**LISTING:**
▼

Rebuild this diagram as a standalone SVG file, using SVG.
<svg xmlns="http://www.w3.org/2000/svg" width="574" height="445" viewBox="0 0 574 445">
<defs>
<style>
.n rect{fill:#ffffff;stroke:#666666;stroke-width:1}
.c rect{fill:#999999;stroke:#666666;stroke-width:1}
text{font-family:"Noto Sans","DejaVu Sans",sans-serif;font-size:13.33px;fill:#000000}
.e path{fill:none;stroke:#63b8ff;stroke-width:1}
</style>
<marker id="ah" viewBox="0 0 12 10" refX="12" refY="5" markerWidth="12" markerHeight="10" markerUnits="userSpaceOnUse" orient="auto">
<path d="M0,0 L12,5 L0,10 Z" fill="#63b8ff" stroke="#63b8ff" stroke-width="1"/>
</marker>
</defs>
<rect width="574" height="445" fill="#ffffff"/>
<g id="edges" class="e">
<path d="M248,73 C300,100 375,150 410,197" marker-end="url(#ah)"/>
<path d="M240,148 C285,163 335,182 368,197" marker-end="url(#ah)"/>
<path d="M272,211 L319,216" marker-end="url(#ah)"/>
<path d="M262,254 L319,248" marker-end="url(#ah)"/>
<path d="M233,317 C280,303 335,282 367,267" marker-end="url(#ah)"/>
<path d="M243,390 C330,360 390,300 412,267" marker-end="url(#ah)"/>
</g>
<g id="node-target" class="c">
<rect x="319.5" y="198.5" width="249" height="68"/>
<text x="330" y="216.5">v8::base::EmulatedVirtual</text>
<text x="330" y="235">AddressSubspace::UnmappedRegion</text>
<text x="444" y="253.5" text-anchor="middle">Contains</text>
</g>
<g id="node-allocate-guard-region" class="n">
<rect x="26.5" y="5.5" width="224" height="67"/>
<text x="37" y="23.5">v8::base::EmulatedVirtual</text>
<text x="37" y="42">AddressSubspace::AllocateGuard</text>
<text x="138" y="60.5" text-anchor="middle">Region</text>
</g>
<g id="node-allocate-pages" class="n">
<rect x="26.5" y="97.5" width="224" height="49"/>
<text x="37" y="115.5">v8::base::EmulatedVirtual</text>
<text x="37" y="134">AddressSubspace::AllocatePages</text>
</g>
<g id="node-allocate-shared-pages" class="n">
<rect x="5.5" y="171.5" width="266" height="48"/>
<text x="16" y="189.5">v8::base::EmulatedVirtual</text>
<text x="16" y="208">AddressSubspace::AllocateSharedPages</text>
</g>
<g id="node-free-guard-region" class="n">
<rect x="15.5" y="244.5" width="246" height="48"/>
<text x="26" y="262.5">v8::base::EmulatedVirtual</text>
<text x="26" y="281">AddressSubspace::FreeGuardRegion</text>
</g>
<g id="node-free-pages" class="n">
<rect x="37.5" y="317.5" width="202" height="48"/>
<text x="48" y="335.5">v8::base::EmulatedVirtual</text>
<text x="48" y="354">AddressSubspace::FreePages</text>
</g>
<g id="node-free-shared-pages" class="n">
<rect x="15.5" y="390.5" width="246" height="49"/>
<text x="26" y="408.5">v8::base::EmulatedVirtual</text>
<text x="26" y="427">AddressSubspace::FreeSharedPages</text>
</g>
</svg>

▲
▼

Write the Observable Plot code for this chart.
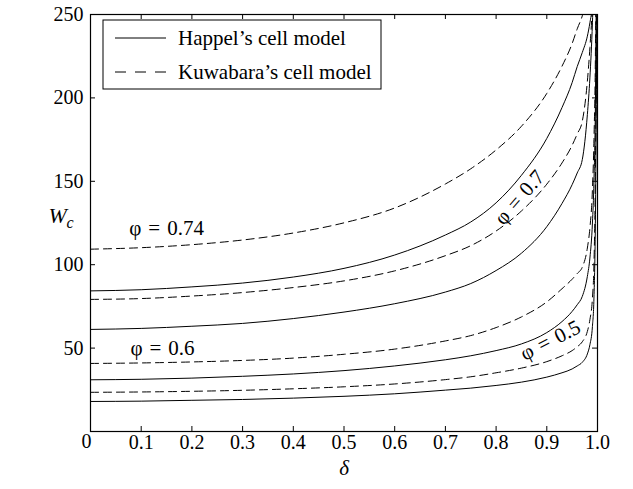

▲
▼

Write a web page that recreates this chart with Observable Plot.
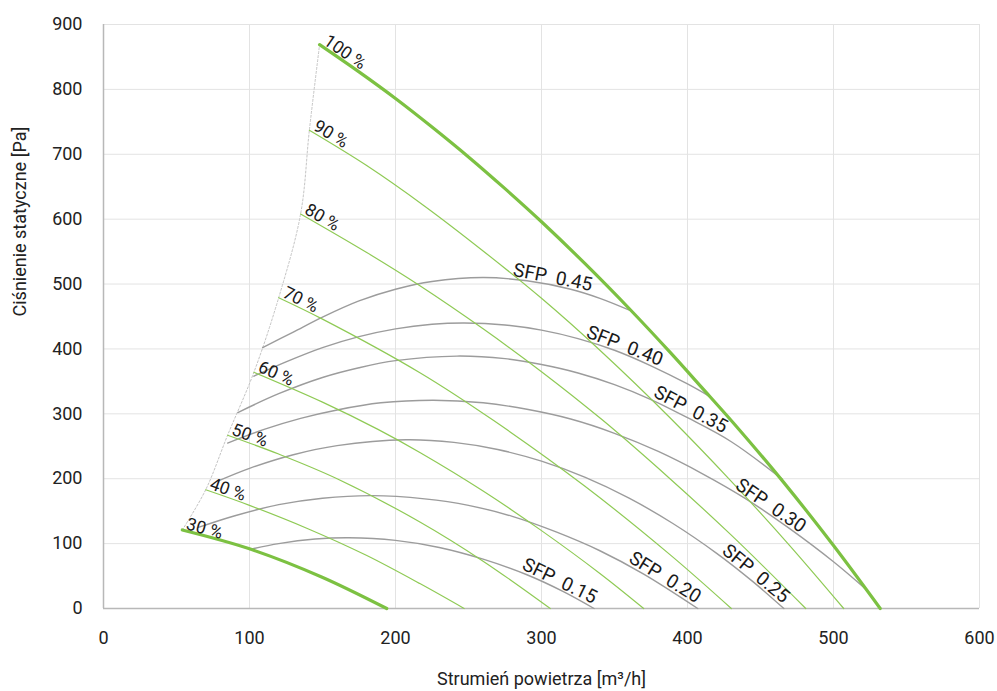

▲

**GIVEN EXERCISE:** Among the lines above, determine how many hold the word "Write"; report the figure alone.

**IN RESPONSE:** 2